Debate Paulwell’s solar proposal
PHILLIP PAULWELL, the shadow energy minister, has proposed a mechanism, based on the use of small solar systems, to defeat Jamaica’s long-standing problem of electricity theft and – although he didn’t frame it that way – energy poverty in the country. His suggestion should receive serious attention, even if the idea requires deep analysis and, perhaps, substantial tweaking.
At last count, Jamaica Public Service (JPS), the monopoly electricity transmission and distribution company, had over 594,000 residential customers. But it is estimated that between another 180,000 and 200,000 consumers use electricity generated by the JPS without paying for it. In other words, the number of electricity thieves is equivalent to up to a third of the company’s residential customers, or between 27 per cent and 30 per cent of its entire client base.
While the illegal abstraction of electricity happens across all social and economic classes, the problem, by far is, more acute, low-income, urban, inner-city communities, especially in the Kingston metropolitan region and the parishes of St Catherine and St James. Residents generally attach wires from their homes to the light and power company’s distribution lines. The generation of efforts, including offering incentives for people to properly join the grid, as well as the introduction of ‘smart’ metering technology, have failed to significantly dent the problem.
WAY AROUND FOR PROBLEM
Last week, Mr Paulwell, himself a former energy minister, argued that new/improved solar technologies, which have significantly lowered prices, coupled with a hefty dose of social engineering, could provide a way around the problem. It would benefit consumers all round, he argued.
Under the plan, the Government, over five years, would provide the 200,000 households that regularly steal electricity with solar panels and lithium-ion and lithium ferro phosphate batteries capable of supplying up to 200 kWh of power. That would be twice the amount of electricity on which the JPS, under its licence, is required to provide customers a significant discount – the so-called ‘life line’ rate.
Mr Paulwell estimates that his proposed system, minus the cost of installation, could be delivered at J$100,000 per household, which translates to a cost of J$20 billion for the entire project, or an investment of J$4 billion annually. He said it could be paid from the special tax on petrol that was intended for a since-disbanded hedge fund against rising oil prices.

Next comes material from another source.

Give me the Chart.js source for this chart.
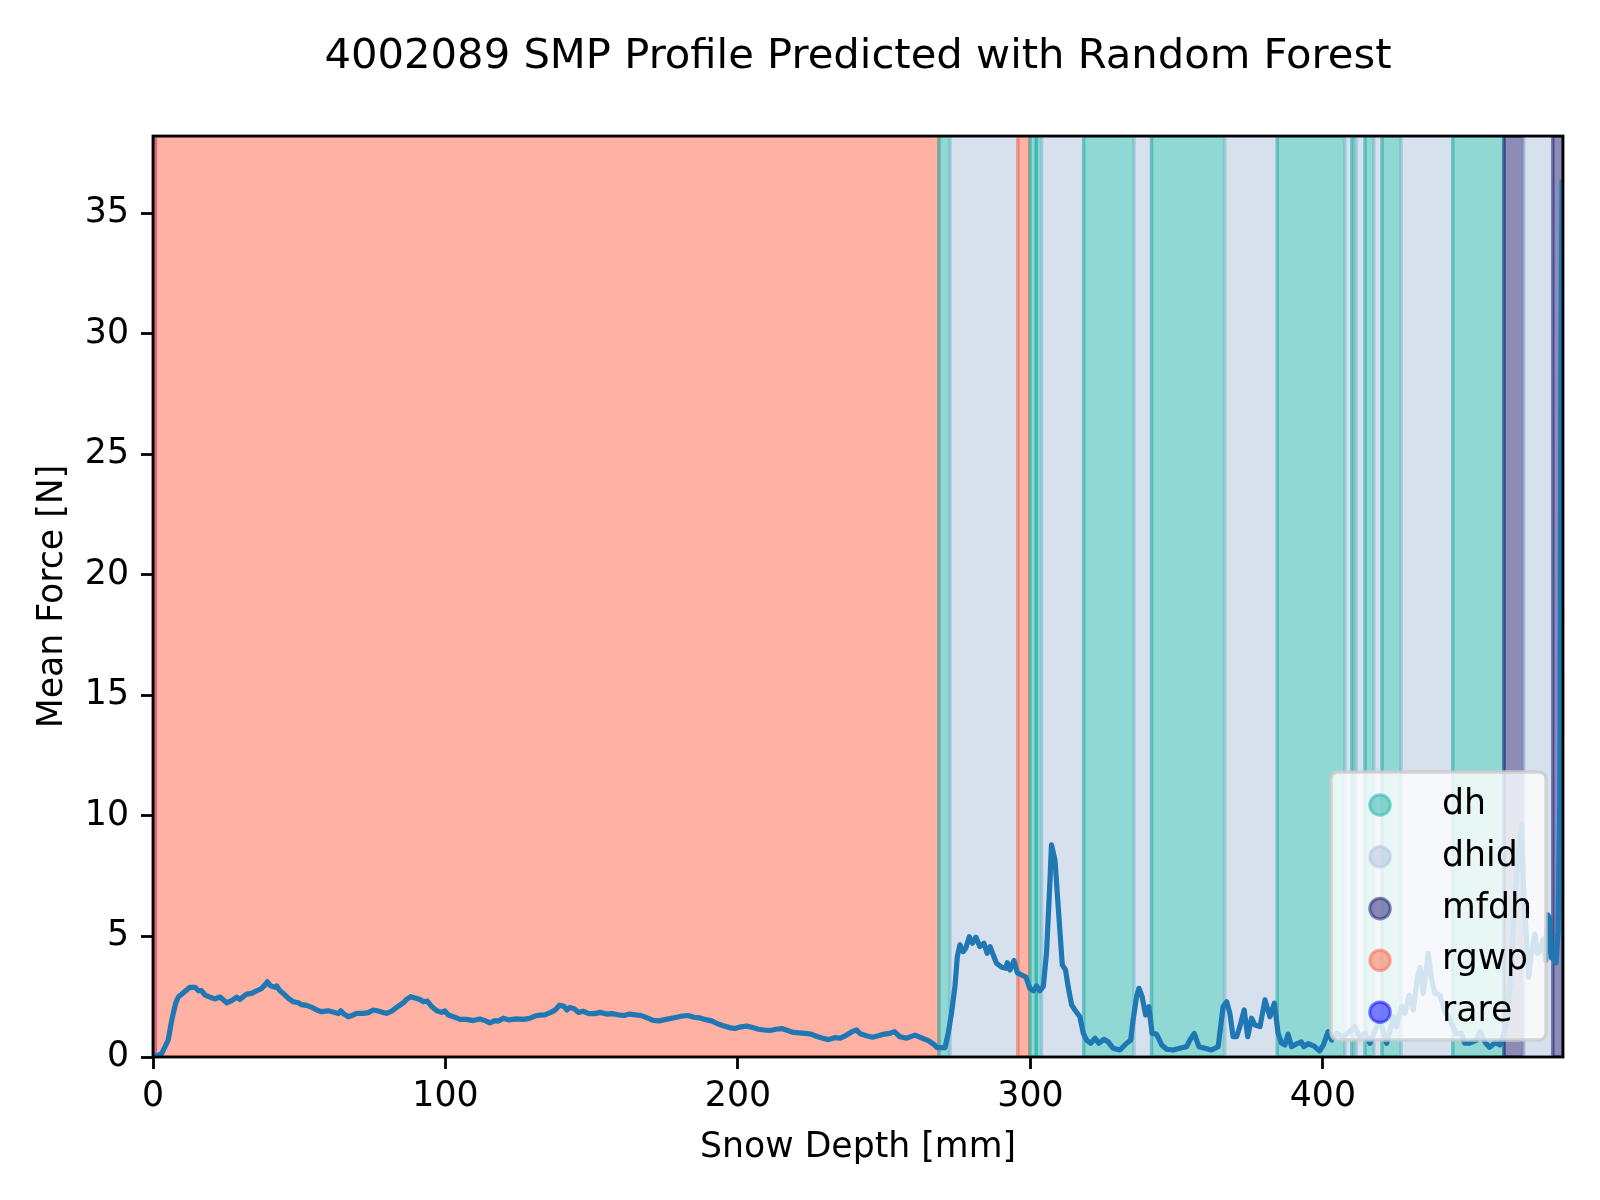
<!DOCTYPE html>
<html><head><meta charset="utf-8">
<script src="https://cdn.jsdelivr.net/npm/chart.js@4.4.1/dist/chart.umd.min.js"></script>
<style>html,body{margin:0;padding:0;background:#fff;} canvas{display:block;}</style>
</head><body>
<canvas id="c" width="1600" height="1200" style="width:1600px;height:1200px"></canvas>
<script>
const depth = [0,1.5,3.0,4.2,5.2,6.2,6.9,7.8,8.7,9.8,11.5,12.6,14.4,15.5,16.6,17.8,19.5,21.2,22.9,25.2,26.9,28.6,29.7,32.0,33.7,35.5,37.2,38.3,39.1,40.2,41.7,42.3,43.4,44.5,46.3,48.0,49.7,50.8,52.5,54.3,56.0,57.7,59.9,61.6,63.4,64.2,65.3,66.8,68.5,69.6,71.9,73.6,75.3,77.0,78.7,79.9,81.6,83.3,85.6,86.7,88.1,89.6,91.3,92.4,93.8,95.3,97.0,98.7,99.8,101.0,103.2,105.0,107.2,109.5,111.8,113.5,115.2,116.9,118.1,119.8,121.5,124.3,126.6,128.9,130.6,132.3,134,136,137.5,139,140.5,141.5,142.5,144,145.5,147,149,151,153,155,157,159,161,163,165,167,169,171,173,175,177,179,181,183,185,187,189,191,193,195,197,199,201,203,205,207,209,211,213,215,217,219,221,223,225,227,229,231,233,235,237,239,240.5,242,244,246,248,250,252,253.5,255.4,257.7,260.5,262.2,265.1,266.8,268.1,270.8,271.9,273.0,274.2,275.0,275.9,277.0,277.9,279.1,280.2,281.4,282.7,284.1,285.2,286.2,287.3,288.4,290.2,291.6,292.1,293.0,294.4,295.5,297.0,298.5,299.8,301.0,302.1,303.2,304.4,305.5,306.7,307.2,308.4,309.5,310.9,312.0,312.9,314.1,315.2,316.9,318.1,319.2,320.6,322.1,323.4,325.1,326.6,328.3,330.6,332.9,334.3,335.1,336.3,337.1,338.2,339.4,340.5,341.6,343.1,344.9,346.6,348.8,351.1,353.4,354.5,356.0,357.6,359.7,361.9,364.2,365.9,367.1,368.2,369.3,370.5,371.6,373.1,374.3,375.6,376.8,378.5,380.2,381.9,383.4,384.7,385.9,387.0,388.1,389.3,391.5,392.6,393.5,395.0,397.0,398.9,400.2,401.8,403.0,404.7,406.9,409.2,410.9,412.6,414.4,416.1,418.4,419.5,421.8,424.1,425.2,426.9,428.0,429.5,430.9,432.2,433.2,434.3,436.0,437.2,438.3,440.0,441.7,443.4,445.6,447.4,448.5,450.2,452.5,453.8,455.5,457.0,459.0,460.5,461.5,462.8,464.0,465.1,466.3,467.9,468.6,469.3,470.3,471.4,472.5,473.3,474.2,475.4,476.2,476.9,477.6,478.2,479.0,479.7,480.4,481.0,481.4,481.8];
const force = [0.05,0.05,0.15,0.45,0.7,1.4,1.8,2.25,2.5,2.6,2.78,2.89,2.89,2.75,2.75,2.57,2.48,2.41,2.49,2.25,2.34,2.48,2.39,2.61,2.64,2.75,2.85,2.99,3.12,2.95,2.89,2.95,2.75,2.64,2.43,2.29,2.25,2.17,2.14,2.06,1.95,1.88,1.92,1.87,1.80,1.92,1.78,1.67,1.74,1.81,1.81,1.84,1.95,1.91,1.85,1.81,1.90,2.06,2.25,2.39,2.50,2.45,2.39,2.29,2.32,2.09,1.92,1.85,1.91,1.74,1.65,1.56,1.56,1.51,1.58,1.51,1.42,1.51,1.49,1.61,1.54,1.58,1.56,1.61,1.70,1.74,1.75,1.85,1.95,2.15,2.1,1.95,2.05,2.0,1.85,1.9,1.8,1.8,1.85,1.78,1.8,1.75,1.72,1.78,1.75,1.72,1.62,1.52,1.5,1.55,1.6,1.65,1.7,1.72,1.65,1.62,1.55,1.5,1.38,1.3,1.22,1.18,1.25,1.28,1.22,1.15,1.12,1.1,1.15,1.18,1.1,1.02,1.0,0.98,0.95,0.85,0.78,0.72,0.8,0.78,0.9,1.05,1.12,0.95,0.88,0.82,0.88,0.95,0.98,1.05,0.84,0.78,0.91,0.82,0.68,0.54,0.39,0.39,0.98,1.81,2.92,4.16,4.65,4.37,4.51,4.99,4.72,4.97,4.58,4.72,4.30,4.58,4.23,3.89,3.72,3.68,3.91,3.61,4.00,3.50,3.40,3.31,2.85,2.75,2.95,2.75,2.92,4.30,7.34,8.80,8.17,6.24,3.82,3.61,2.92,2.16,1.95,1.67,0.98,0.70,0.57,0.78,0.57,0.73,0.63,0.36,0.29,0.57,0.70,1.53,2.50,2.85,2.50,1.74,2.09,0.98,0.95,0.50,0.32,0.29,0.36,0.43,0.70,0.98,0.43,0.36,0.29,0.43,2.09,2.29,1.81,0.84,0.84,1.26,1.95,0.84,1.61,1.33,1.26,2.37,1.67,2.23,0.98,0.57,0.50,0.95,0.43,0.57,0.63,0.43,0.55,0.45,0.25,0.5,1.05,0.7,0.98,0.84,1.05,1.26,0.84,0.98,0.57,1.26,1.53,0.57,1.67,1.26,2.09,1.81,2.57,1.95,3.20,3.72,2.64,4.30,3.20,2.64,2.57,1.88,1.53,0.98,0.98,0.57,0.57,0.70,1.05,0.6,0.4,0.6,0.5,0.8,1.4,3.0,5.5,7.6,9.6,7.0,5.5,3.3,4.4,5.1,4.3,4.4,4.9,4.0,5.9,5.7,4.1,4.4,3.9,5.2,10.5,29.0,36.4];

const xTicks = [0,100,200,300,400];
const yTicks = [0,5,10,15,20,25,30,35];
const xLimits = [0, 482.1];
const yLimits = [0, 38.2];

const bandClass = ['rare','rgwp','dh','dhid','rgwp','dh','dh','dhid','dh','dhid','dh','dhid','dh','dhid','dh','dhid','dh','dhid','dh','dhid','dh','mfdh','dhid','mfdh'];
const bandStart = [0,0.8,268.7,272.5,295.7,299.8,302.0,303.8,318.2,335.4,341.4,366.4,384.4,407.5,409.9,411.3,414.4,417.4,420.2,426.7,444.4,461.9,468.6,478.6];
const bandEnd   = [0.8,268.7,272.5,295.7,299.8,302.0,303.8,318.2,335.4,341.4,366.4,384.4,407.5,409.9,411.3,414.4,417.4,420.2,426.7,444.4,461.9,468.6,478.6,482.1];

const classNames = ['dh','dhid','mfdh','rgwp','rare'];
const classRGB = ['32,178,170','176,196,222','25,25,112','255,99,71','0,0,255'];

const titleText = '4002089 SMP Profile Predicted with Random Forest';
const xLabel = 'Snow Depth [mm]';
const yLabel = 'Mean Force [N]';

const FONT = 'DejaVu Sans';
const points = depth.map((d, i) => ({x: d, y: force[i]}));
const rgbOf = name => classRGB[classNames.indexOf(name)];

const bandsPlugin = {
  id: 'bands',
  beforeDatasetsDraw(chart) {
    const {ctx, chartArea: a, scales: {x}} = chart;
    ctx.save();
    ctx.beginPath();
    ctx.rect(a.left, a.top, a.right - a.left, a.bottom - a.top);
    ctx.clip();
    for (let i = 0; i < bandClass.length; i++) {
      const x0 = x.getPixelForValue(bandStart[i]);
      const x1 = x.getPixelForValue(bandEnd[i]);
      const c = rgbOf(bandClass[i]);
      ctx.fillStyle = 'rgba(' + c + ',0.5)';
      ctx.fillRect(x0, a.top, x1 - x0, a.bottom - a.top);
      ctx.strokeStyle = 'rgba(' + c + ',0.5)';
      ctx.lineWidth = 3.4;
      ctx.strokeRect(x0, a.top, x1 - x0, a.bottom - a.top);
    }
    ctx.restore();
  },
  afterDatasetsDraw(chart) {
    const {ctx, chartArea: a} = chart;
    ctx.save();
    ctx.strokeStyle = '#000';
    ctx.lineWidth = 2.8;
    ctx.strokeRect(a.left, a.top, a.right - a.left, a.bottom - a.top);
    ctx.restore();
  }
};

const legendPlugin = {
  id: 'innerLegend',
  afterDraw(chart) {
    const {ctx, chartArea: a} = chart;
    const fs = 34.7;
    const right = a.right - 17, bottom = a.bottom - 17;
    const w = 215, h = 268;
    const left = right - w, top = bottom - h;
    ctx.save();
    ctx.beginPath();
    if (ctx.roundRect) ctx.roundRect(left, top, w, h, 7); else ctx.rect(left, top, w, h);
    ctx.fillStyle = 'rgba(255,255,255,0.8)';
    ctx.fill();
    ctx.strokeStyle = 'rgba(204,204,204,0.8)';
    ctx.lineWidth = 3.4;
    ctx.stroke();
    ctx.font = fs + 'px "' + FONT + '"';
    ctx.textBaseline = 'middle';
    ctx.textAlign = 'left';
    for (let i = 0; i < classNames.length; i++) {
      const cy = top + 33 + i * 51.8;
      const cx = left + 49;
      const c = classRGB[i];
      ctx.beginPath();
      ctx.arc(cx, cy, 10.3, 0, Math.PI * 2);
      ctx.fillStyle = 'rgba(' + c + ',0.5)';
      ctx.fill();
      ctx.strokeStyle = 'rgba(' + c + ',0.5)';
      ctx.lineWidth = 3;
      ctx.stroke();
      ctx.fillStyle = '#000';
      ctx.fillText(classNames[i], left + 111, cy);
    }
    ctx.restore();
  }
};

const tickFont = {family: FONT, size: 34.7};

new Chart(document.getElementById('c'), {
  type: 'line',
  data: {
    datasets: [{
      data: points,
      borderColor: '#1f77b4',
      borderWidth: 5.2,
      pointRadius: 0,
      tension: 0,
      fill: false,
      clip: 0,
      borderJoinStyle: 'round',
      borderCapStyle: 'butt'
    }]
  },
  options: {
    responsive: false,
    devicePixelRatio: 1,
    animation: false,
    parsing: true,
    layout: {padding: {left: 0, right: 37, top: 0, bottom: 0}},
    plugins: {
      legend: {display: false},
      tooltip: {enabled: false},
      title: {
        display: true,
        text: titleText,
        color: '#000',
        fullSize: false,
        font: {family: FONT, size: 41.7, weight: 'normal', lineHeight: 1.2},
        padding: {top: 32, bottom: 54}
      }
    },
    scales: {
      x: {
        type: 'linear',
        min: xLimits[0],
        max: xLimits[1],
        afterBuildTicks: s => { s.ticks = xTicks.map(v => ({value: v})); },
        afterFit: s => { s.height = 143; },
        ticks: {font: tickFont, color: '#000', padding: 7, maxRotation: 0, autoSkip: false,
                callback: v => String(v)},
        grid: {display: true, drawOnChartArea: false, drawTicks: true, tickLength: 12, tickWidth: 2.8, tickColor: '#000'},
        border: {display: false},
        title: {display: true, text: xLabel, color: '#000', font: {family: FONT, size: 34.7, lineHeight: 1.2}, padding: {top: 0, bottom: 31}}
      },
      y: {
        type: 'linear',
        min: yLimits[0],
        max: yLimits[1],
        afterBuildTicks: s => { s.ticks = yTicks.map(v => ({value: v})); },
        afterFit: s => { s.width = 153; },
        ticks: {font: tickFont, color: '#000', padding: 12, autoSkip: false, callback: v => String(v)},
        grid: {display: true, drawOnChartArea: false, drawTicks: true, tickLength: 12, tickWidth: 2.8, tickColor: '#000'},
        border: {display: false},
        title: {display: true, text: yLabel, color: '#000', font: {family: FONT, size: 34.7, lineHeight: 1.2}, padding: {top: 32, bottom: 0}}
      }
    }
  },
  plugins: [bandsPlugin, legendPlugin]
});
</script>
</body></html>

While the specifics of the idea, its proposed mode of implementation, and figures on which Mr Paulwell premised its potential return demand robust analysis, the principle of social intervention, on which the idea rests, is not without merit. Indeed, the stealing of electricity, especially in inner-city communities, is representative, in part, of intractable social and economic problems that ought not to be solely the burden of a private company supplying what, in a modern economy, is an essential good.
Indeed, the existence, as a matter of regulatory policy, of the lifeline pricing for the first 100 kWh of electricity the JPS delivers to its customers, suggests an acceptance of electricity as a basic commodity to which all strata of society is entitled. In that regard, doing so for electricity is not unlike the Government subsidising other services, or its support of access to health and education to the society’s most vulnerable via direct transfers from its PATH programme.
POSITIVE SPIN-OFFS
Further, as Mr Paulwell implied, removing the thieves from the national grid would have positive spin-offs on the economy. The JPS, freed of the burden of generating power for people who do not pay, would lower the price of electricity to paying consumers, meaning lower energy cost for firms, making them more competitive. Lower electricity rates would also cause consumers to spend more on other goods and services.
Nonetheless, the 17.5 per cent fall in electricity rates projected by Mr Paulwell appears to be significantly overestimated. Indeed, the Office of Utilities Regulation in its determination notice on the JPS’ 2019-2024 tariff application, the company reported its non-technical loss of electricity in 2019 at 18.13 per cent, of which 10.22 per cent was “illegal users/non customers”. Nonetheless, pilferage of 10 per cent of the goods produced by any company is a major loss. In the JPS’ case, it is equivalent to US$90 million of its 2019 operating income, or roughly 28 per cent of the US$319.45 million it grossed from residential customers.
In the circumstances, several questions relating to cost and efficacy also arise from Mr Paulwell’s suggestion. For instance, even with bulk purchases of solar panels and batteries (enough for 40,000 installations annually), the delivery cost of a 200 kWh system, on the face of it, appears low. Further, the cost of installation and ongoing maintenance are factored into Mr Paulwell’s analysis.
In this regard, a review of the idea should, per force, musn’t only take these issues into account, but also look at the cost-effectiveness of alternatives to achieve the same end. For example, it might be more efficient and cost-effective if, rather than installing 200,000 individual units, the Government invested in an at-scale solar and wind system, to be tied into the national grid. Means-tested consumers would receive electricity from the existing distributor, paying only the cost of maintaining the system.
Alternatively, a series of solar-powered micro grids might be developed in areas with high concentration of electricity theft and demographics consistent with energy poverty. Given the Government’s investment to establish these micro grids, their managers would similarly recover from households only the cost of the grids’ maintenance.